Don’t let the title of this post fool you—leaving your family is definitely a hard adjustment. However, by “loved ones,” I mean your pets.
In my junior year of high school my mom walked into my room and, out of nowhere, asked if I thought we should get a dog. I laughed at her. My family was the last bunch to ever become pet-owners, especially not a dog. Like, maybe a fish or something. But the idea of getting a dog was laughable. She agreed with me, and that was the end of the conversation.

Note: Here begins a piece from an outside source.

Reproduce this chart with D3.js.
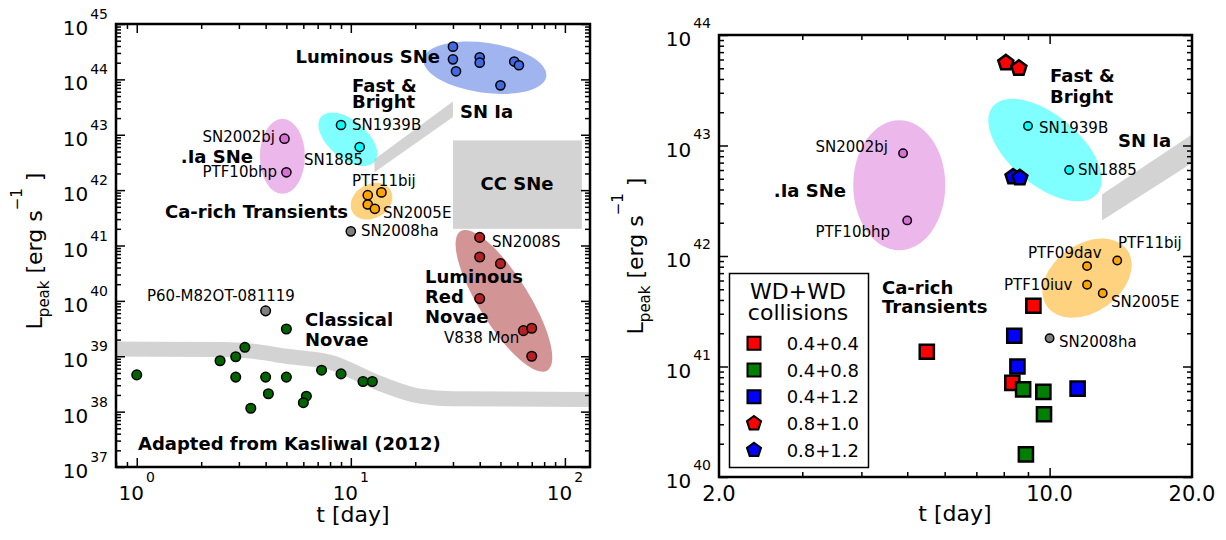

A week later, upon returning home the morning after sleeping at my friend’s house, I walk in to my sister holding this two-ounce rat-looking thing. “This is our new dog, Minnie” I remember my sister saying. My first thought, naturally, was to question whether or not that really was a dog—it was just way too small, it looked more like a gerbil. Sure enough, my family bought an Applehead Teacup Chihuahua named Minnie, and I was excluded from the entire process. As you can assume, it took me a while to get used to Minnie (I love her now, but I didn’t want a pet in the first place).
Fast forward a year and I’m leaving for college, and I cried actually for days over the thought of leaving Minnie. She grew on me, and she was one of the saddest parts of leaving home for me. Likewise, she’s one of the most exciting parts of coming home. In order to get my daily fix, she’s always the first one I ask to see on Facetime with my mom (sorry, mom) and I request several photos of Minnie be texted to me every week. Getting to see her after not being home for weeks is always something to look forward to!
Leaving your pets for college can be hard, but with the advancements of Facetime/messages, they’re only a phone call away.